Please copy out exactly, and only, the lines between the line with "Generate a web" and the line with "pc.fillStyle = BLUE; pc.fillRect(0, 0, 8, 4);", both included. Pictures are to be omitted.

— start —

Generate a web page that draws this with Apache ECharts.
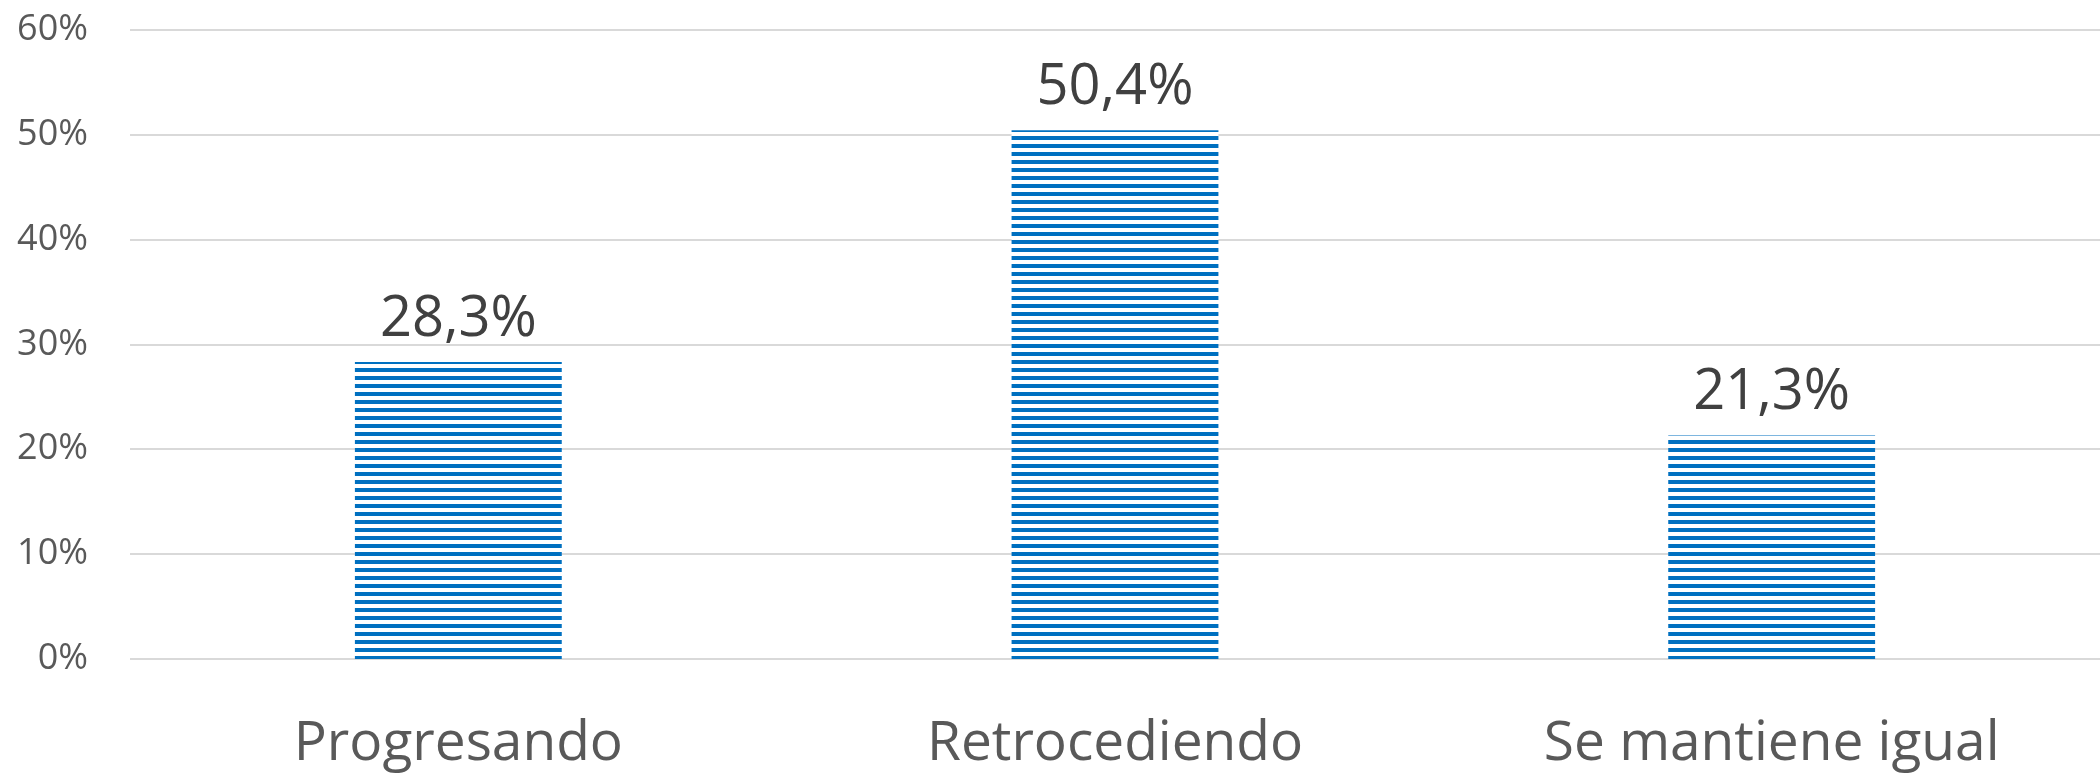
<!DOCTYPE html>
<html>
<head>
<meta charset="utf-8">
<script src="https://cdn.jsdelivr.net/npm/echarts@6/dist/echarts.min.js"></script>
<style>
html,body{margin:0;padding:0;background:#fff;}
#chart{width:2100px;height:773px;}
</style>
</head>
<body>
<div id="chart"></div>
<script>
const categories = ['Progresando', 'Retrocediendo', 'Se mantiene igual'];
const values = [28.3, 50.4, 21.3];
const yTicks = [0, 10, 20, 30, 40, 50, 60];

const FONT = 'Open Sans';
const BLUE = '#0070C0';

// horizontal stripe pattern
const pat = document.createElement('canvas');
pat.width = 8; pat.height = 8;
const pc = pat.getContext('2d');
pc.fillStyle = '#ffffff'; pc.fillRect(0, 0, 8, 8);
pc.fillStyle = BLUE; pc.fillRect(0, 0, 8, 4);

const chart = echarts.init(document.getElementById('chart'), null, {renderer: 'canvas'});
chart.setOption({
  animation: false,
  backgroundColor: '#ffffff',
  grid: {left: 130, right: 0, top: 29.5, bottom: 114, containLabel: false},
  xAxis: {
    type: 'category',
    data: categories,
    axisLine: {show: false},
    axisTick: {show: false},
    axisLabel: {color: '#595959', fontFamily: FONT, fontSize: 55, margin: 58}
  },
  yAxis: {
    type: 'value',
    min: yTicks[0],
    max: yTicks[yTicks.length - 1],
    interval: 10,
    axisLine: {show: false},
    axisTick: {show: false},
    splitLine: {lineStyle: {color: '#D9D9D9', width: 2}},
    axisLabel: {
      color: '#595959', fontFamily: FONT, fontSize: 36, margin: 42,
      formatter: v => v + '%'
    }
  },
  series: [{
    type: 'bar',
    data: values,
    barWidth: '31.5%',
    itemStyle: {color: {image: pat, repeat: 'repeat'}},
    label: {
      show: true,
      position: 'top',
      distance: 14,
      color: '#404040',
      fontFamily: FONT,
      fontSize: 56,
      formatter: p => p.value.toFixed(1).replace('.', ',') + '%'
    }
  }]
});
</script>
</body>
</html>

— end —
— start —

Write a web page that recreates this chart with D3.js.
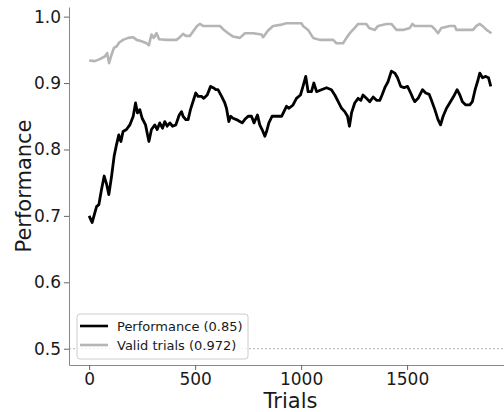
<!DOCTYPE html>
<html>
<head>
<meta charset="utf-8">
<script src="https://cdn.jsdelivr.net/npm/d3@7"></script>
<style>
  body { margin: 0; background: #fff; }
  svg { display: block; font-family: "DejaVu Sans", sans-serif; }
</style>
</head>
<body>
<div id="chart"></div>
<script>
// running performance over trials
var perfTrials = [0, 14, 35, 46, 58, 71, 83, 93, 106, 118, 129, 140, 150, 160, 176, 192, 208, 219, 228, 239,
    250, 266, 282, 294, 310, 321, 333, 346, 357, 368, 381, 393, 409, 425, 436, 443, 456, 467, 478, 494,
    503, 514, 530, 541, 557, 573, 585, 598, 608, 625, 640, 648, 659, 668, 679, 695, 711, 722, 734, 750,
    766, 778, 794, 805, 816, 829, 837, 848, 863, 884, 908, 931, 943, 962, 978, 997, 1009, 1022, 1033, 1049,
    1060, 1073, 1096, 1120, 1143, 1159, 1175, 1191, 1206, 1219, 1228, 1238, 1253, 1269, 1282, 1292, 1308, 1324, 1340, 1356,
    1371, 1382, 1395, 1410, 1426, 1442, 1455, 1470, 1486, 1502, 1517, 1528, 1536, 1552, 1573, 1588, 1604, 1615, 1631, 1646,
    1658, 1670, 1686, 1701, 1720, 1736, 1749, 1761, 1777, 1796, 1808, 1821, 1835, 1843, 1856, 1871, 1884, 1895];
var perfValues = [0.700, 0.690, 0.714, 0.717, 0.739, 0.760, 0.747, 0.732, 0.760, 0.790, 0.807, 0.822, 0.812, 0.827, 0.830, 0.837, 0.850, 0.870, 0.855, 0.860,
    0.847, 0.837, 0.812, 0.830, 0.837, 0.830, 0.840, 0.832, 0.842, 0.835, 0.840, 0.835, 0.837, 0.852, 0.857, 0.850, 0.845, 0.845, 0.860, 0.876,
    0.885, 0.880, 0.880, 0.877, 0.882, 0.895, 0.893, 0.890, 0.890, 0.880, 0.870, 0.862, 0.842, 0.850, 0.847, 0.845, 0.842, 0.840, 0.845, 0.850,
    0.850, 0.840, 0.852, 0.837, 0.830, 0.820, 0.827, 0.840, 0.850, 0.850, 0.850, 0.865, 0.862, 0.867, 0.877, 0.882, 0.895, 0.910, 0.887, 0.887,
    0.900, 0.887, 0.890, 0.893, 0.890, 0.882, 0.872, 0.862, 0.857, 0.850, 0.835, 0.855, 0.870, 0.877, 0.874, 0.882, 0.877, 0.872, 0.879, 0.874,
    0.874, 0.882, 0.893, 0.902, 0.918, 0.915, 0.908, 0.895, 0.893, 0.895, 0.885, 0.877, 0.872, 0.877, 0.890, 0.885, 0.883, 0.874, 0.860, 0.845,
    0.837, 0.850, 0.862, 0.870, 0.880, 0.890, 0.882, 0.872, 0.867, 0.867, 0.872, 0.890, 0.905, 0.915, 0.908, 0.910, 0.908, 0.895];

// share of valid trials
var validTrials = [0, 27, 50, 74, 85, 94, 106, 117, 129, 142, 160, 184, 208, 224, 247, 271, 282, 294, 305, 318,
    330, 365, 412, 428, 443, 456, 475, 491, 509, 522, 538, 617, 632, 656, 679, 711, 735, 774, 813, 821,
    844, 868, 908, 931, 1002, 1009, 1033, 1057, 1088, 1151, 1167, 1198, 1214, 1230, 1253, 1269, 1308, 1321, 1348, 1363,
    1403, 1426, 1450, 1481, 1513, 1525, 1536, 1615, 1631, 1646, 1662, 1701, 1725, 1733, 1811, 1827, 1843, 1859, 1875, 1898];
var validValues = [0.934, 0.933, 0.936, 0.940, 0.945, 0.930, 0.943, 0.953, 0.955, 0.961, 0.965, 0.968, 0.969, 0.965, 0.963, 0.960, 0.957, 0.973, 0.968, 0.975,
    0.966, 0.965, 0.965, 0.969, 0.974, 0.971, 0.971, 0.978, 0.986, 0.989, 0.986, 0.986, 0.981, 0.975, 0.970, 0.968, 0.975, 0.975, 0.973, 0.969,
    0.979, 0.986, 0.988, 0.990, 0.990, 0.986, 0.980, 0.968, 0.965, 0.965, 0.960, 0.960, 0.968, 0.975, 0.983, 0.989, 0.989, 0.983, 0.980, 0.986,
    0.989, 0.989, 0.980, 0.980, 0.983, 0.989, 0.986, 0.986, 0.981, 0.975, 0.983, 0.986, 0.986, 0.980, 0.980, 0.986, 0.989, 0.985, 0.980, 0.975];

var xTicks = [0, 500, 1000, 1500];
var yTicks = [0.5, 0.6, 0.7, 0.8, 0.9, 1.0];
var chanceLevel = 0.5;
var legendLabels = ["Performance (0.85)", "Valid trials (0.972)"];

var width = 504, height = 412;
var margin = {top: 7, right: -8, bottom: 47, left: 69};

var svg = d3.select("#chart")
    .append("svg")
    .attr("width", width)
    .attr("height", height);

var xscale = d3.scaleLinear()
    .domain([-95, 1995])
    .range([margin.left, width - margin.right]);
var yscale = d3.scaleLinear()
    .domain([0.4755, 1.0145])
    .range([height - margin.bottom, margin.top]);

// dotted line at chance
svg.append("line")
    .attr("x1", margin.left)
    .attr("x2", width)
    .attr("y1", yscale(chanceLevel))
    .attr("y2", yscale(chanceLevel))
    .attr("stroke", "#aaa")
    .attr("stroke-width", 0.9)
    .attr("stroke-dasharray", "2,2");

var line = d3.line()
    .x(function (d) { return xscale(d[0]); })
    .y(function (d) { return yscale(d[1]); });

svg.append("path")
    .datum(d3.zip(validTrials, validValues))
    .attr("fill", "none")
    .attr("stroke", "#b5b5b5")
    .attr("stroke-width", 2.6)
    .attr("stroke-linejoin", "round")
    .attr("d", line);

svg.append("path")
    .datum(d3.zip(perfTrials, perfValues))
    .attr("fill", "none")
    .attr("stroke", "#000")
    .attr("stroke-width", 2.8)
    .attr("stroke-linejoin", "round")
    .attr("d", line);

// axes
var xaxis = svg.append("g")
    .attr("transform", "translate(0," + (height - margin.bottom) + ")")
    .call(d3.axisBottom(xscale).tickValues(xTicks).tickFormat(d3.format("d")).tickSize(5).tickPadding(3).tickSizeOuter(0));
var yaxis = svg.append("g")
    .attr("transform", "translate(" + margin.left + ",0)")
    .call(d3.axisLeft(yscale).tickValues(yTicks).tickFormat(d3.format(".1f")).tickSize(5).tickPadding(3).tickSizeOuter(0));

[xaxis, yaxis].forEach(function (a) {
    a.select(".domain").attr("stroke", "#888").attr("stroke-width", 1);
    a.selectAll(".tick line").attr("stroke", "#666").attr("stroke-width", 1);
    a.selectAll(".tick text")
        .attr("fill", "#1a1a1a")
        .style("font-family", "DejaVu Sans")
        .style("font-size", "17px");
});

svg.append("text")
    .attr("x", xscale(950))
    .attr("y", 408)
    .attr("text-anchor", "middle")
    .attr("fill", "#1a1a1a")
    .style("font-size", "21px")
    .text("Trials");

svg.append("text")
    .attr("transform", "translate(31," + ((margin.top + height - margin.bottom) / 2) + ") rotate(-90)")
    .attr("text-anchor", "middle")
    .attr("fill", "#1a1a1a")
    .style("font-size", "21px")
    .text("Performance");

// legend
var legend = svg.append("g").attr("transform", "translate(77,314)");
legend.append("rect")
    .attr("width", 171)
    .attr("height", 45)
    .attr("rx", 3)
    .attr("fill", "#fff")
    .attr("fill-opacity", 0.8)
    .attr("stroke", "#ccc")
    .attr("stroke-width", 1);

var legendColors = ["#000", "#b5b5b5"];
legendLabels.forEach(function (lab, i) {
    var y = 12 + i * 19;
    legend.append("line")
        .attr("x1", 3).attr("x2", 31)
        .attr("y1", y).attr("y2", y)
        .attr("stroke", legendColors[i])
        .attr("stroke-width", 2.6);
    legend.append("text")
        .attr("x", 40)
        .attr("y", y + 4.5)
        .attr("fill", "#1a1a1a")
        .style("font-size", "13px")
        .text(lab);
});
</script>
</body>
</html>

— end —

◆ **Written response**:
Generate a web page that draws this with Apache ECharts.
<!DOCTYPE html>
<html>
<head>
<meta charset="utf-8">
<script src="https://cdn.jsdelivr.net/npm/echarts@6/dist/echarts.min.js"></script>
<style>
html,body{margin:0;padding:0;background:#fff;}
#chart{width:2100px;height:773px;}
</style>
</head>
<body>
<div id="chart"></div>
<script>
const categories = ['Progresando', 'Retrocediendo', 'Se mantiene igual'];
const values = [28.3, 50.4, 21.3];
const yTicks = [0, 10, 20, 30, 40, 50, 60];

const FONT = 'Open Sans';
const BLUE = '#0070C0';

// horizontal stripe pattern
const pat = document.createElement('canvas');
pat.width = 8; pat.height = 8;
const pc = pat.getContext('2d');
pc.fillStyle = '#ffffff'; pc.fillRect(0, 0, 8, 8);
pc.fillStyle = BLUE; pc.fillRect(0, 0, 8, 4);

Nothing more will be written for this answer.